▶ **Task to carry out**: Write out word for word each line of the records, beginning at the first and stopping after the line with "plt.rcParams['font.family'] = ['Liberation". Leave the pictures out.

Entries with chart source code
--- BEGIN ---
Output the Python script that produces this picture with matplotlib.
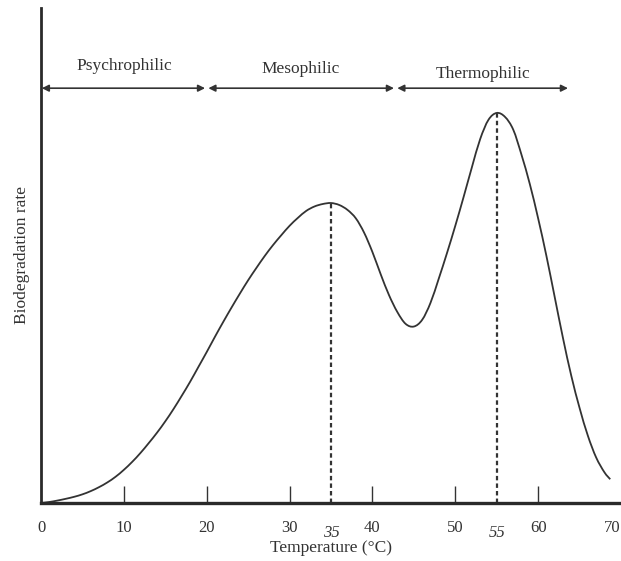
import matplotlib
matplotlib.use("Agg")
import matplotlib.pyplot as plt
from matplotlib.path import Path
from matplotlib.patches import PathPatch

plt.rcParams['font.family'] = ['Liberation Serif', 'DejaVu Serif']

# temperature (°C) and biodegradation rate (relative)
temperature = list(range(0, 69)) + [68.7]
rate = [0, 0.2, 0.5, 0.85, 1.25, 1.75, 2.4, 3.2, 4.15, 5.3,
        6.7, 8.3, 10.1, 12.1, 14.2, 16.5, 19.0, 21.7, 24.5, 27.5,
        30.5, 33.6, 36.6, 39.5, 42.3, 45.0, 47.5, 49.9, 52.1, 54.1,
        56.0, 57.6, 59.0, 59.9, 60.4, 60.6, 60.2, 59.2, 57.5, 54.6,
        50.7, 46.2, 42.0, 38.6, 36.2, 35.65, 37.0, 40.4, 45.3, 50.5,
        56.0, 61.8, 67.8, 73.5, 77.4, 78.8, 78.0, 75.4, 70.3, 64.4,
        57.5, 49.9, 41.6, 33.3, 25.7, 19.2, 13.6, 9.2, 6.2, 4.8]

# optimum temperatures marked with dashed lines
optima = [35, 55]
optima_rate = [60.6, 78.8]

# temperature ranges
ranges = ["Psychrophilic", "Mesophilic", "Thermophilic"]
range_start = [0.1, 20.2, 43.0]
range_end = [19.8, 42.6, 63.6]
label_x = [10.1, 31.3, 53.4]
label_y = [88.3, 87.6, 86.7]

xticks = [0, 10, 20, 30, 40, 50, 60, 70]

ink = '#333333'


def smooth_path(xs, ys):
    # Catmull-Rom through the read points, drawn as cubic Bezier segments
    verts = [(xs[0], ys[0])]
    codes = [Path.MOVETO]
    n = len(xs)
    for i in range(n - 1):
        x0, y0 = (xs[i - 1], ys[i - 1]) if i > 0 else (xs[i], ys[i])
        x1, y1 = xs[i], ys[i]
        x2, y2 = xs[i + 1], ys[i + 1]
        x3, y3 = (xs[i + 2], ys[i + 2]) if i + 2 < n else (x2, y2)
        verts += [(x1 + (x2 - x0) / 6, y1 + (y2 - y0) / 6),
                  (x2 - (x3 - x1) / 6, y2 - (y3 - y1) / 6),
                  (x2, y2)]
        codes += [Path.CURVE4] * 3
    return Path(verts, codes)


fig = plt.figure(figsize=(6.21, 5.61), dpi=100)
ax = fig.add_axes([41 / 621, 58 / 561, 580 / 621, 495 / 561])

ax.add_patch(PathPatch(smooth_path(temperature, rate), facecolor='none',
                       edgecolor=ink, lw=1.3))

for t, r in zip(optima, optima_rate):
    ax.plot([t, t], [0, r], color=ink, lw=1.6, linestyle=(0, (2.0, 1.4)))
    ax.text(t, -4.4, str(t), ha='center', va='top', fontsize=12,
            style='italic', color=ink)

for name, x0, x1, lx, ly in zip(ranges, range_start, range_end, label_x, label_y):
    ax.annotate('', xy=(x1, 83.8), xytext=(x0, 83.8),
                arrowprops=dict(arrowstyle='<|-|>', color=ink, lw=1.2,
                                mutation_scale=10, shrinkA=0, shrinkB=0))
    ax.text(lx, ly, name, ha='center', va='center', fontsize=12.5, color=ink)

ax.set_xlim(0, 70)
ax.set_ylim(0, 100)
ax.set_xticks(xticks)
ax.set_xticklabels([str(t) for t in xticks])
ax.set_yticks([])
ax.tick_params(axis='x', direction='in', length=12, width=1.0, color=ink,
               labelsize=12, labelcolor=ink, pad=12)
ax.get_xticklabels()[-1].set_horizontalalignment('right')
# no tick marks at the axis ends
ticklines = ax.xaxis.get_ticklines()
ticklines[0].set_visible(False)
ticklines[-2].set_visible(False)

for side in ['top', 'right']:
    ax.spines[side].set_visible(False)
ax.spines['left'].set_linewidth(2.0)
ax.spines['bottom'].set_linewidth(2.4)
ax.spines['left'].set_color('#2a2a2a')
ax.spines['bottom'].set_color('#2a2a2a')

ax.set_xlabel('Temperature (°C)', fontsize=12.5, color=ink, labelpad=3)
ax.set_ylabel('Biodegradation rate', fontsize=12.5, color=ink, labelpad=8)

fig.savefig('out.png', dpi=100)
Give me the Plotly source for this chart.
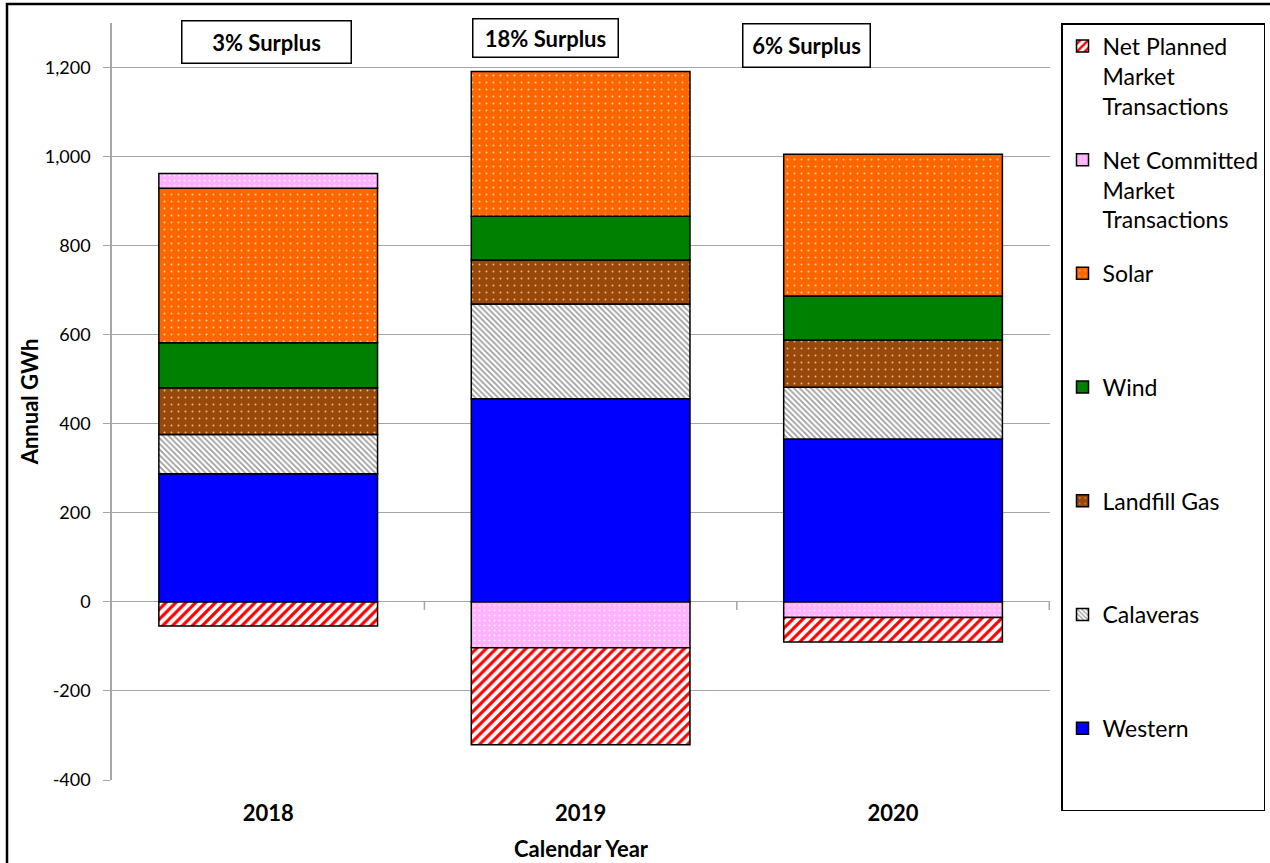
import plotly.graph_objects as go

years = ["2018", "2019", "2020"]

western = [288, 456, 366]
calaveras = [88, 213, 116]
landfill_gas = [105, 99, 106]
wind = [101, 98, 99]
solar = [347, 325, 318]
net_committed = [33, -103, -35]
net_planned = [-54, -218, -55]

surplus_labels = ["3% Surplus", "18% Surplus", "6% Surplus"]

y_tickvals = [-400, -200, 0, 200, 400, 600, 800, 1000, 1200]
y_ticktext = ["-400", "-200", "0", "200", "400", "600", "800", "1,000", "1,200"]

FONT = "Lato"
NB = "\u00a0"
PAD = "<br>" + NB + "<br>" + NB

series = [
    ("Western" + PAD, western,
     dict(color="#0000FF")),
    ("Calaveras" + PAD, calaveras,
     dict(color="#FFFFFF", pattern=dict(shape="\\", fgcolor="#9A9A9A", bgcolor="#FFFFFF", size=4, solidity=0.4, fillmode="replace"))),
    ("Landfill Gas" + PAD, landfill_gas,
     dict(color="#984808", pattern=dict(shape=".", fgcolor="#E8B890", bgcolor="#984808", size=7, solidity=0.06, fillmode="replace"))),
    ("Wind" + PAD, wind,
     dict(color="#008000")),
    ("Solar" + PAD, solar,
     dict(color="#FF6600", pattern=dict(shape=".", fgcolor="#FFD0A0", bgcolor="#FF6600", size=7, solidity=0.06, fillmode="replace"))),
    ("Net Committed<br>Market<br>Transactions", net_committed,
     dict(color="#FFB0FF", pattern=dict(shape=".", fgcolor="#FFE6FF", bgcolor="#FFB0FF", size=5, solidity=0.15, fillmode="replace"))),
    ("Net Planned<br>Market<br>Transactions", net_planned,
     dict(color="#FFFFFF", pattern=dict(shape="/", fgcolor="#FF0000", bgcolor="#FFFFFF", size=7, solidity=0.45, fillmode="replace"))),
]

fig = go.Figure()
n = len(series)
for i, (name, vals, marker) in enumerate(series):
    m = dict(marker)
    m["line"] = dict(color="#000000", width=1.5)
    fig.add_trace(go.Bar(
        x=years, y=vals, name=name, marker=m, legendgroup="g%d" % i,
        legendrank=n - i, width=0.7,
    ))

W, H = 1270, 863
L, R, T, B = 112, 220, 23, 83
pw, ph = W - L - R, H - T - B

# surplus label boxes
label_pos = [(266, 42), (545, 38), (806, 45)]
box_sizes = [(166, 39), (142, 35), (124, 40)]
for (px, py), txt, (bw, bh) in zip(label_pos, surplus_labels, box_sizes):
    fig.add_annotation(
        x=(px - L) / pw, y=(H - B - py) / ph, xref="paper", yref="paper",
        text="<b>%s</b>" % txt, showarrow=False,
        font=dict(family=FONT, size=22, color="#000000"),
        bordercolor="#000000", borderwidth=1.5, bgcolor="#FFFFFF",
        width=bw, height=bh, xanchor="center", yanchor="middle",
    )

# category boundary ticks on the zero line
for xb in [0.5, 1.5, 2.5]:
    fig.add_shape(type="line", xref="x", yref="y", x0=xb, x1=xb, y0=0, y1=-18,
                  line=dict(color="#A6A6A6", width=1.5))

# outer frame
fig.add_shape(type="rect", xref="paper", yref="paper",
              x0=(7 - L) / pw, x1=1.4, y0=-0.2, y1=(H - B - 4) / ph,
              line=dict(color="#000000", width=2.5), layer="below")

fig.update_layout(
    width=W, height=H,
    margin=dict(l=L, r=R, t=T, b=B, autoexpand=False),
    paper_bgcolor="#FFFFFF", plot_bgcolor="#FFFFFF",
    barmode="relative",
    font=dict(family=FONT, size=18, color="#000000"),
    showlegend=True,
    legend=dict(
        x=(1061 - L) / pw, y=1.0, xanchor="left", yanchor="top",
        traceorder="grouped", tracegroupgap=21,
        valign="top", maxheight=850,
        bordercolor="#000000", borderwidth=1.5, bgcolor="#FFFFFF",
        font=dict(family=FONT, size=23, color="#000000"),
        itemwidth=30,
    ),
    xaxis=dict(
        type="category", showgrid=False, showline=False, ticks="",
        automargin=False, ticklabelstandoff=18,
        tickfont=dict(family=FONT, size=22, color="#000000", weight="bold"),
        title=dict(text="<b>Calendar Year</b>", font=dict(family=FONT, size=22), standoff=16),
    ),
    yaxis=dict(
        range=[-400, 1300], tickmode="array", tickvals=y_tickvals, ticktext=y_ticktext,
        showgrid=True, gridcolor="#A6A6A6", gridwidth=1, automargin=False,
        zeroline=False, showline=True, linecolor="#A6A6A6", linewidth=1.5,
        ticks="outside", ticklen=7, tickcolor="#A6A6A6", ticklabelstandoff=9,
        tickfont=dict(family=FONT, size=18, color="#000000"),
        title=dict(text="<b>Annual GWh</b>", font=dict(family=FONT, size=22), standoff=0),
    ),
)

fig.write_html("out.html")
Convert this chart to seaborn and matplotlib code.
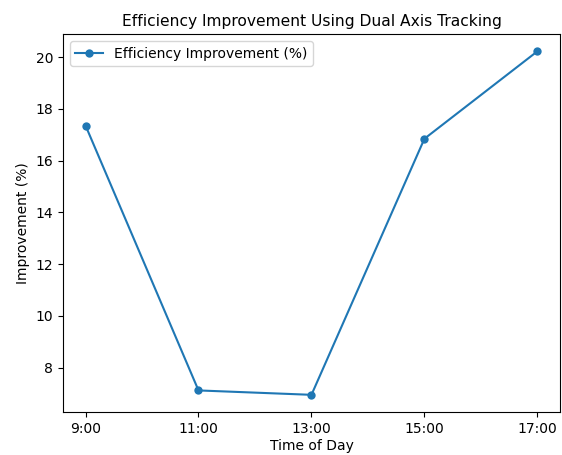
import matplotlib
matplotlib.use("Agg")
import matplotlib.pyplot as plt
import seaborn as sns
import pandas as pd

times = ["9:00", "11:00", "13:00", "15:00", "17:00"]
improvement = [17.36, 7.12, 6.95, 16.85, 20.23]

df = pd.DataFrame({"Time of Day": times, "Improvement": improvement})

plt.rcParams.update({"font.size": 10, "axes.titlesize": 11.2})

fig, ax = plt.subplots(figsize=(5.62, 4.55), dpi=100)
sns.lineplot(data=df, x="Time of Day", y="Improvement", marker="o",
             markersize=6, markeredgewidth=0, color="#1f77b4", ax=ax,
             label="Efficiency Improvement (%)", sort=False)
ax.set_title("Efficiency Improvement Using Dual Axis Tracking")
ax.set_xlabel("Time of Day", labelpad=2)
ax.set_ylabel("Improvement (%)")
ax.legend(loc="upper left")
fig.subplots_adjust(left=0.112, right=0.9964, top=0.925, bottom=0.0945)
fig.savefig("out.png", dpi=100)
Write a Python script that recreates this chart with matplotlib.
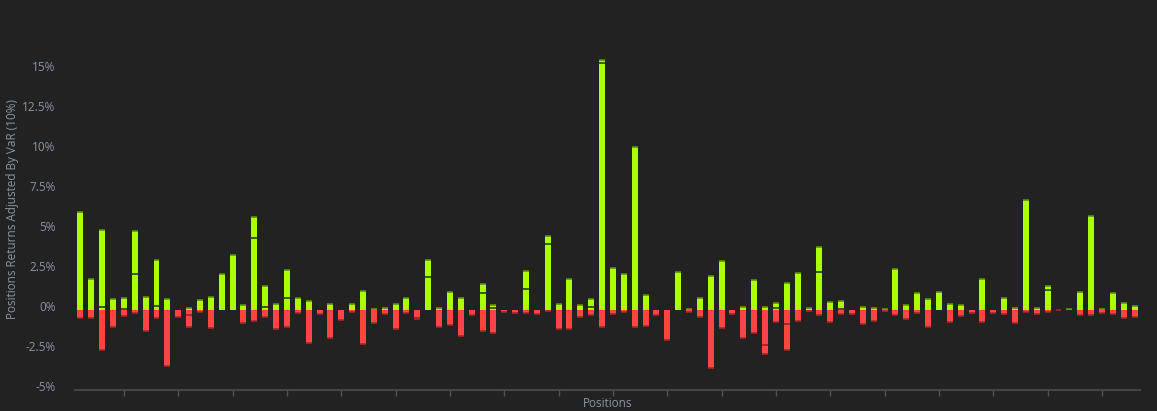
import numpy as np
import matplotlib.pyplot as plt
from matplotlib.ticker import FuncFormatter
from matplotlib.transforms import ScaledTranslation

# gains / losses per position (in %), split = inner segment boundary (0 = no split)
gain_total = [6.12, 1.92, 4.98, 0.67, 0.73, 4.94, 0.79, 3.10, 0.67, 0.0,
              0.10, 0.63, 0.83, 2.25, 3.40, 0.29, 5.79, 1.48, 0.35, 2.52,
              0.77, 0.54, 0.0, 0.375, 0.0, 0.375, 1.19, 0.04, 0.125, 0.35,
              0.75, 0.0, 3.10, 0.125, 1.10, 0.73, 0.0, 1.60, 0.31, 0.0,
              0.0, 2.44, 0.0, 4.625, 0.375, 1.94, 0.29, 0.69, 15.6, 2.60,
              2.25, 10.2, 0.96, 0.0, 0.0, 2.35, 0.06, 0.73, 2.10, 3.04,
              0.0, 0.17, 1.875, 0.17, 0.42, 1.67, 2.33, 0.10, 3.94, 0.48,
              0.54, 0.0, 0.17, 0.10, 0.06, 2.54, 0.29, 1.04, 0.67, 1.10,
              0.375, 0.29, 0.0, 1.90, 0.0, 0.73, 0.10, 6.85, 0.125, 1.48,
              0.0, 0.04, 1.125, 5.85, 0.06, 1.04, 0.42, 0.27]
gain_split = [0, 0, 0.17, 0, 0.04, 2.23, 0, 0.23, 0, 0,
              0, 0, 0, 0, 0, 0, 4.52, 0.19, 0, 0.73,
              0, 0, 0, 0, 0, 0, 0, 0, 0, 0,
              0, 0, 2.04, 0, 0, 0, 0, 1.04, 0.10, 0,
              0, 1.33, 0, 4.10, 0, 0, 0, 0.17, 15.4, 0,
              0, 0, 0, 0, 0, 0, 0, 0, 0, 0,
              0, 0, 0, 0, 0.10, 0, 0, 0, 2.35, 0,
              0.04, 0, 0, 0, 0, 0, 0, 0, 0, 0,
              0, 0, 0, 0, 0, 0, 0, 0, 0, 1.25,
              0, 0, 0, 0, 0, 0, 0, 0]
loss_total = [-0.48, -0.48, -2.52, -1.06, -0.35, -0.17, -1.31, -0.48, -3.48, -0.42,
              -1.04, -0.15, -1.10, 0.0, 0.0, -0.79, -0.67, -0.42, -1.17, -1.08,
              -0.17, -2.06, -0.25, -1.75, -0.65, -0.10, -2.15, -0.81, -0.27, -1.19,
              -0.17, -0.58, 0.0, -1.06, -0.96, -1.60, -0.31, -1.31, -1.42, -0.125,
              -0.17, -0.17, -0.23, -0.04, -1.19, -1.19, -0.44, -0.31, -1.06, -0.25,
              -0.10, -1.06, -1.02, -0.31, -1.875, 0.0, -0.10, -0.44, -3.65, -1.125,
              -0.25, -1.73, -1.42, -2.75, -0.75, -2.5, -0.67, -0.08, -0.31, -0.75,
              -0.25, -0.25, -0.875, -0.71, -0.06, -0.31, -0.56, -0.19, -1.06, 0.0,
              -0.75, -0.375, -0.19, -0.77, -0.17, -0.23, -0.79, -0.15, -0.23, -0.10,
              -0.02, 0.0, -0.29, -0.31, -0.19, -0.25, -0.48, -0.44]
loss_split = [0, 0, 0, 0, 0, 0, 0, 0, 0, 0,
              -0.33, 0, 0, 0, 0, 0, 0, 0, 0, 0,
              0, 0, 0, 0, 0, 0, 0, 0, 0, 0,
              0, -0.50, 0, 0, 0, 0, 0, 0, 0, 0,
              0, 0, 0, 0, 0, 0, 0, 0, 0, 0,
              0, 0, 0, 0, 0, 0, 0, 0, 0, 0,
              0, 0, 0, -2.19, 0, -0.9, 0, 0, 0, 0,
              0, 0, 0, 0, 0, 0, 0, 0, 0, 0,
              0, 0, 0, 0, 0, 0, 0, 0, 0, 0,
              0, 0, 0, 0, 0, 0, 0, 0]

bg = '#222222'
green, green_dark = '#aaff00', '#5f8f00'
red, red_dark = '#ff4444', '#a02a2a'
txt = '#8c96a0'

plt.rcParams['font.family'] = ['Open Sans', 'DejaVu Sans']

x = np.arange(len(gain_total))
gt = np.array(gain_total)
gs = np.array(gain_split)
lt = np.array(loss_total)
ls = np.array(loss_split)
g_low = np.where(gs > 0, gs, gt)
l_low = np.where(ls < 0, ls, lt)

fig = plt.figure(figsize=(11.57, 4.11), dpi=100, facecolor=bg)
ax = fig.add_axes([75/1157, 21/411, 1065/1157, 370/411], facecolor=bg)
w = 0.55

ax.bar(x, g_low, width=w, color=green, linewidth=0)
ax.bar(x, gt - g_low, bottom=g_low, width=w, color=green, linewidth=0)
ax.bar(x, l_low, width=w, color=red, linewidth=0)
ax.bar(x, lt - l_low, bottom=l_low, width=w, color=red, linewidth=0)

# darker edge lines at segment ends
m = gt > 0
ax.hlines(gt[m], x[m] - w/2, x[m] + w/2, color=green_dark, lw=1.2)
m = gs > 0
ax.hlines(gs[m], x[m] - w/2, x[m] + w/2, color='#3d5c00', lw=1.4)
m = lt < 0
ax.hlines(lt[m], x[m] - w/2, x[m] + w/2, color=red_dark, lw=1.2)
m = ls < 0
ax.hlines(ls[m], x[m] - w/2, x[m] + w/2, color=red_dark, lw=1.4)

ax.set_xlim(-0.5, len(x) - 0.5)
ax.set_ylim(-5, 18.1)
ax.set_yticks(np.arange(-5, 15.1, 2.5))
ax.yaxis.set_major_formatter(FuncFormatter(lambda v, p: f'{v:g}%'))
ax.set_xticks(np.arange(4, len(x), 5))
ax.set_xticklabels([])

for s in ['top', 'right', 'left']:
    ax.spines[s].set_visible(False)
ax.spines['bottom'].set_color('#444444')
ax.spines['bottom'].set_linewidth(1.5)
ax.tick_params(axis='y', length=0, pad=14, labelsize=8.5, labelcolor=txt)
ax.tick_params(axis='x', length=4, width=1, color='#555555')
for lab in ax.get_yticklabels():
    lab.set_transform(lab.get_transform() + ScaledTranslation(0, 0.04, fig.dpi_scale_trans))

ax.set_ylabel('Positions Returns Adjusted By VaR (10%)', fontsize=8.5, color=txt)
ax.yaxis.set_label_coords(-0.053, 0.488)
ax.set_xlabel('Positions', fontsize=8.5, color=txt)
ax.xaxis.set_label_coords(0.5, -0.018)

fig.savefig('out.png', dpi=100, facecolor=bg)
--- END ---
▶ **Solution**:
Output the Python script that produces this picture with matplotlib.
import matplotlib
matplotlib.use("Agg")
import matplotlib.pyplot as plt
from matplotlib.path import Path
from matplotlib.patches import PathPatch

plt.rcParams['font.family'] = ['Liberation Serif', 'DejaVu Serif']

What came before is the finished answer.